Thursday, July 08, 2010

Umass Love Stories

Spurred on by one of my colleagues who is also a UMass grad, I decided to write up my "UMass love story" and enter it into the contest the UMass magazine was having back around Valentine's Day of this year. I thought it came out okay and I believe it's an interesting enough tale and I suppose I shouldn't expect that it deserved to be one of the top 30 but despite my wife's insistence that my ego just can't handle the reality (and she's probably right to an extent), I still think something is up.

Read the grand prize winner here:

First place

I dunno. Seems kinda blah to me so maybe my ego can be assuaged by the possibility that the folks judging these stories have lame tastes. But then the second-place one is pretty good:

Second place

I mean, you can see the twist from a mile away but at least there's some juicy descriptiveness in the language and the writer did have a nice hook.

Now read the piece I submitted:

Although I try to keep away from cliché in writing and although I like to think of myself as more a realist than romantic, the simple truth is that I fell in love at first sight with my wife of twelve years (Shelly Ricci ’98) when she stepped into Shakespeare class in Bartlett Hall in September 1992. For the next few months, I remember noticing consistently late Shelly often sneaking into class and immediately sucking on her asthma inhaler, having had to scurry across the chilly campus from her Sylvan dorm room to make that 9:05 AM start time. I eventually worked up the nerve to introduce myself and ask her out, only to find out that she also initially found me attractive but erroneously assumed I was not interested in women.

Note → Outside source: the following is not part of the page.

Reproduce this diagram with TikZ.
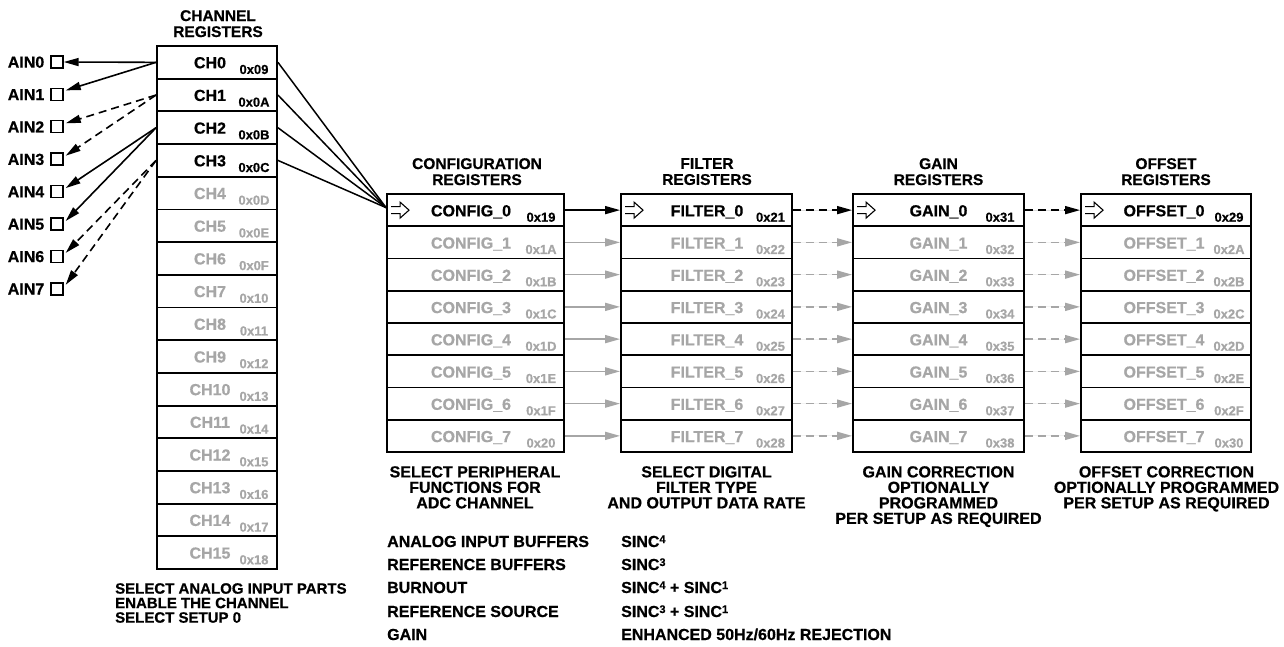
\documentclass[tikz,border=0pt]{standalone}
\usepackage{fontspec}
\setmainfont{Liberation Sans}[BoldFeatures={FakeBold=0.6}]
\usetikzlibrary{arrows.meta,calc}
\definecolor{rg}{RGB}{166,166,166}
\newcommand{\supx}[1]{\raisebox{4pt}{\fontsize{11}{11}\selectfont #1}}
\tikzset{
  rowbox/.style={draw=black, line width=1.9pt, inner sep=0pt},
  nm/.style={anchor=base, inner sep=0pt, font=\bfseries\fontsize{16}{16}\selectfont},
  hx/.style={anchor=base, inner sep=0pt, font=\bfseries\fontsize{13}{13}\selectfont},
  hdr/.style={anchor=north, inner sep=0pt, align=center, font=\bfseries\fontsize{15.5}{16}\selectfont},
  capt/.style={anchor=north, inner sep=0pt, align=center, font=\bfseries\fontsize{16}{15.5}\selectfont},
  lst/.style={anchor=base west, inner sep=0pt, font=\bfseries\fontsize{16}{16}\selectfont},
  arrtip/.style={-{Triangle[length=15pt,width=8pt]}},
  conn/.style={arrtip, line width=1.6pt},
  dsh/.style={dash pattern=on 8pt off 5pt},
  ainbox/.style={draw, line width=1.4pt, minimum size=12pt, inner sep=0pt},
  harrow/.pic={\draw[line width=1.1pt] (0,-3.5) -- (9,-3.5) -- (9,-8) -- (18,0) -- (9,8) -- (9,3.5) -- (0,3.5);}
}
\begin{document}
\begin{tikzpicture}[x=1pt,y=-1pt]
\fill[white] (0,0) rectangle (1284,647);
\useasboundingbox (0,0) rectangle (1284,647);

% headings
\node[hdr] (hch) at (218,10) {CHANNEL\\REGISTERS};
\node[hdr] (hcfg) at (477,158) {CONFIGURATION\\REGISTERS};
\node[hdr] (hfil) at (707,158) {FILTER\\REGISTERS};
\node[hdr] (hgain) at (938.5,158) {GAIN\\REGISTERS};
\node[hdr] (hoff) at (1166,158) {OFFSET\\REGISTERS};

% channel registers
\foreach \i/\h in {0/09,1/0A,2/0B,3/0C,4/0D,5/0E,6/0F,7/10,8/11,9/12,10/13,11/14,12/15,13/16,14/17,15/18}{
  \pgfmathsetmacro\c{46+(\i+0.5)*32.69}
  \ifnum\i<4 \def\col{black}\else\def\col{rg}\fi
  \node[rowbox, minimum width=120pt, minimum height=32.69pt] (ch\i) at (217,\c) {};
  \node[nm, text=\col] (chn\i) at (210,{\c+5.9}) {CH\i};
  \node[hx, text=\col] (chx\i) at (254,{\c+11.6}) {0x\h};
}

% AIN pins
\foreach \i in {0,...,7}{
  \pgfmathsetmacro\c{62+\i*32.4}
  \node[ainbox] (ain\i) at (57,\c) {};
  \node[nm] (ainl\i) at (26,{\c+5.7}) {AIN\i};
}
\draw[conn] (ch0.west) -- (ain0.east);
\draw[conn] (ch0.west) -- ($(ain1.east)+(2,-4)$);
\draw[conn,dsh] (ch1.west) -- ($(ain2.east)+(2,-3.5)$);
\draw[conn,dsh] (ch1.west) -- ($(ain3.east)+(2,-3.5)$);
\draw[conn] (ch2.west) -- ($(ain4.east)+(2,-3.5)$);
\draw[conn] (ch2.west) -- ($(ain5.east)+(2,-3)$);
\draw[conn,dsh] (ch3.west) -- ($(ain6.east)+(2,-3.5)$);
\draw[conn,dsh] (ch3.west) -- ($(ain7.east)+(2,-4)$);

% config / filter / gain / offset registers
\foreach \i/\a/\b/\g/\o in {0/19/21/31/29,1/1A/22/32/2A,2/1B/23/33/2B,3/1C/24/34/2C,4/1D/25/35/2D,5/1E/26/36/2E,6/1F/27/37/2F,7/20/28/38/30}{
  \pgfmathsetmacro\c{194+(\i+0.5)*32.25}
  \ifnum\i<1 \def\col{black}\else\def\col{rg}\fi
  \node[rowbox, minimum width=177pt, minimum height=32.25pt] (cfg\i) at (475.5,\c) {};
  \node[nm, text=\col] (cfgn\i) at (471,{\c+6.2}) {CONFIG\_\i};
  \node[hx, text=\col] (cfgx\i) at (541,{\c+11.6}) {0x\a};
  \node[rowbox, minimum width=171pt, minimum height=32.25pt] (fil\i) at (706.5,\c) {};
  \node[nm, text=\col] (filn\i) at (707,{\c+6.2}) {FILTER\_\i};
  \node[hx, text=\col] (filx\i) at (770.5,{\c+11.6}) {0x\b};
  \node[rowbox, minimum width=171pt, minimum height=32.25pt] (gain\i) at (938.5,\c) {};
  \node[nm, text=\col] (gainn\i) at (938.5,{\c+6.2}) {GAIN\_\i};
  \node[hx, text=\col] (gainx\i) at (1000,{\c+11.6}) {0x\g};
  \node[rowbox, minimum width=170pt, minimum height=32.25pt] (off\i) at (1166,\c) {};
  \node[nm, text=\col] (offn\i) at (1164,{\c+6.2}) {OFFSET\_\i};
  \node[hx, text=\col] (offx\i) at (1229,{\c+11.6}) {0x\o};
  \draw[conn, draw=\col, fill=\col] (cfg\i.east) -- (fil\i.west);
  \draw[conn, dsh, draw=\col, fill=\col] (fil\i.east) -- (gain\i.west);
  \draw[conn, dsh, draw=\col, fill=\col] (gain\i.east) -- (off\i.west);
}

% hollow arrows in first rows
\pic at ($(cfg0.west)+(5,0)$) {harrow};
\pic at ($(fil0.west)+(5,0)$) {harrow};
\pic at ($(gain0.west)+(5,0)$) {harrow};
\pic at ($(off0.west)+(5,0)$) {harrow};

% fan-in from channels to CONFIG_0
\coordinate (fanin) at ($(cfg0.west)+(0,-2.5)$);
\foreach \i in {0,...,3}{
  \draw[line width=1.5pt] (ch\i.east) -- (fanin);
}

% captions
\node[anchor=north west, inner sep=0pt, align=left, font=\bfseries\fontsize{15}{14.5}\selectfont] (chcap) at (115,583) {SELECT ANALOG INPUT PARTS\\ENABLE THE CHANNEL\\SELECT SETUP 0};
\node[capt] (cfgcap) at (475,466) {SELECT PERIPHERAL\\FUNCTIONS FOR\\ADC CHANNEL};
\node[capt] (filcap) at (706.5,466) {SELECT DIGITAL\\FILTER TYPE\\AND OUTPUT DATA RATE};
\node[capt] (gaincap) at (938.5,466) {GAIN CORRECTION\\OPTIONALLY\\PROGRAMMED\\PER SETUP AS REQUIRED};
\node[capt] (offcap) at (1166.5,466) {OFFSET CORRECTION\\OPTIONALLY PROGRAMMED\\PER SETUP AS REQUIRED};

% lists
\node[lst] (l1) at (387,547) {ANALOG INPUT BUFFERS};
\node[lst] (l2) at (387,570) {REFERENCE BUFFERS};
\node[lst] (l3) at (387,593) {BURNOUT};
\node[lst] (l4) at (387,617) {REFERENCE SOURCE};
\node[lst] (l5) at (387,640) {GAIN};
\node[lst] (r1) at (621,547) {SINC\supx{4}};
\node[lst] (r2) at (621,570) {SINC\supx{3}};
\node[lst] (r3) at (621,593) {SINC\supx{4} + SINC\supx{1}};
\node[lst] (r4) at (621,617) {SINC\supx{3} + SINC\supx{1}};
\node[lst] (r5) at (621,640) {ENHANCED 50Hz/60Hz REJECTION};
\end{tikzpicture}
\end{document}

The reason for this is rather ironic. You see, my dining hall of choice in those days was the vegetarian Basics, which had only one entrance. As a result, my best buddy Jason and I would sit next to each other so that both of us could clearly see and comment to each other upon all the cute, hip girls as they entered. Obviously, he and I were completely oblivious to the fact that by not sitting across from each other but rather side-by-side that cute, hip girls like Shelly might figure Jason and I were ourselves already a couple!

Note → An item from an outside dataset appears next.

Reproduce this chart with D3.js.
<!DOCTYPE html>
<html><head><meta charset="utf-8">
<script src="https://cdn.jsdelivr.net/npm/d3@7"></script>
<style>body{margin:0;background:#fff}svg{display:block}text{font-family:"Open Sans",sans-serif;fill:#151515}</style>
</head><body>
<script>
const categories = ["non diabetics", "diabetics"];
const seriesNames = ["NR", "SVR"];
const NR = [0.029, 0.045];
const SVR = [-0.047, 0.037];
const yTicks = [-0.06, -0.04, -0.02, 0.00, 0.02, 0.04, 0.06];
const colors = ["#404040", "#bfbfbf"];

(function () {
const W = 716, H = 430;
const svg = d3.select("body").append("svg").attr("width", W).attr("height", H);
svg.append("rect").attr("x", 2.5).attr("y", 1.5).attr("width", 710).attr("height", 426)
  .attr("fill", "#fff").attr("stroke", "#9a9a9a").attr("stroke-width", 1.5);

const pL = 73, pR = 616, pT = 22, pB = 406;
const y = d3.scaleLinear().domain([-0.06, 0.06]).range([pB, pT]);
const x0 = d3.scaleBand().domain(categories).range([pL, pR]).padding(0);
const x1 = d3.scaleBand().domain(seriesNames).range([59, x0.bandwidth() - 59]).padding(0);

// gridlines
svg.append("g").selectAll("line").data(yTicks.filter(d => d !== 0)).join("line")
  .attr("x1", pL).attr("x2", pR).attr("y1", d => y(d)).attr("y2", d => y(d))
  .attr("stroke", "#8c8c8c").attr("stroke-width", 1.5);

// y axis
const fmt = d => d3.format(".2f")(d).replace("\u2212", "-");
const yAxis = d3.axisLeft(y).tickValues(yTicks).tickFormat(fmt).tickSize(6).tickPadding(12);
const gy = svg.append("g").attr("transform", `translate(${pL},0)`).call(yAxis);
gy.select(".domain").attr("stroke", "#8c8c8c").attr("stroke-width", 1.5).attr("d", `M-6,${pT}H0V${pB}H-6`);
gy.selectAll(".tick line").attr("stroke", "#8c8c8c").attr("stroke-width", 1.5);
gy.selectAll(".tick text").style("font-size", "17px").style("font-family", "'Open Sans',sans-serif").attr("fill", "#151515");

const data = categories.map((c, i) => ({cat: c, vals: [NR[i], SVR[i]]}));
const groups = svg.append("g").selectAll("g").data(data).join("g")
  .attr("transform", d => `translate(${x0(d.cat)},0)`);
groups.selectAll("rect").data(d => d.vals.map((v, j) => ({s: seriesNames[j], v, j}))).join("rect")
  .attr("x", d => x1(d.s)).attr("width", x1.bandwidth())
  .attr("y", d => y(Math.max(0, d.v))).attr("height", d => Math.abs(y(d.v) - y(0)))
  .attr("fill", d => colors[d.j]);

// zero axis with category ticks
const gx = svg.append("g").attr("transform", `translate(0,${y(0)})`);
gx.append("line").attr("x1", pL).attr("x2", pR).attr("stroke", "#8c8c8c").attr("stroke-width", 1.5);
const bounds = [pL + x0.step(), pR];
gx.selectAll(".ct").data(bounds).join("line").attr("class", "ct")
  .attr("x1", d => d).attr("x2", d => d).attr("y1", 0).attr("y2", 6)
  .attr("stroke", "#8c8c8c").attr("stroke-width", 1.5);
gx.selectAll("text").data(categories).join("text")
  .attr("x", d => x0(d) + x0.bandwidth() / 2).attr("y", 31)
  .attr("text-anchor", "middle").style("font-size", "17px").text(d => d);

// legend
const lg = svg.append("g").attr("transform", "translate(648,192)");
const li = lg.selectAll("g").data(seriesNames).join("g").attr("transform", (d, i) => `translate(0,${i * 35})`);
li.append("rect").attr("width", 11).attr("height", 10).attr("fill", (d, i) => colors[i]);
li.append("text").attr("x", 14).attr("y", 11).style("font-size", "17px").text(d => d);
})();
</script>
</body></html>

Anyway, after a stroll through a deserted campus during Super Bowl Sunday festivities followed by a real date at a vegetarian restaurant in Northampton, Shelly and I fell in love with each other.

Seventeen years later, we live in Hardwick, MA where I work as the English department head at Eagle Hill High School, Shelly teaches culinary arts part-time there and we are parents to Hannah, 8, Owen, 3, and Spencer, a four-month old baby whose middle name is Bartlett, after the UMass building in which I first laid eyes upon the love of my life.

-Anthony Westcott ‘93


Re-reading mine now, I suppose it could've been much better, particularly if I had replaced some of the blander background stuff with more plot & descriptiveness. Either way, if you scan through the 25 other pieces that got published on the website (but not in the print magazine), I think you'll see mine is certainly not inferior to most of these. (Side note: the story by "Foley" was written by the widow of my good friend and UMass roommate Stefan; in fact, she mentions both the play that Stefan and I co-wrote and the day that he broke up with his prior fiancee, which I still remember, as Stefan took me on a long car ride out to his hometown to have someone to pour his heart out to- on that drive, I told him he had the immense female population of UMass to consider and to let the fiancee go, which perhaps helped convince him to start up the romance with Megan).

Other love stories

You see, I wondered when writing my piece whether the hook of my story, being erroneously perceived as gay, was just too controversial for publication. And now that I see that each and every love story that was published is between a man and a woman, now I wonder whether there might be something to that, after all.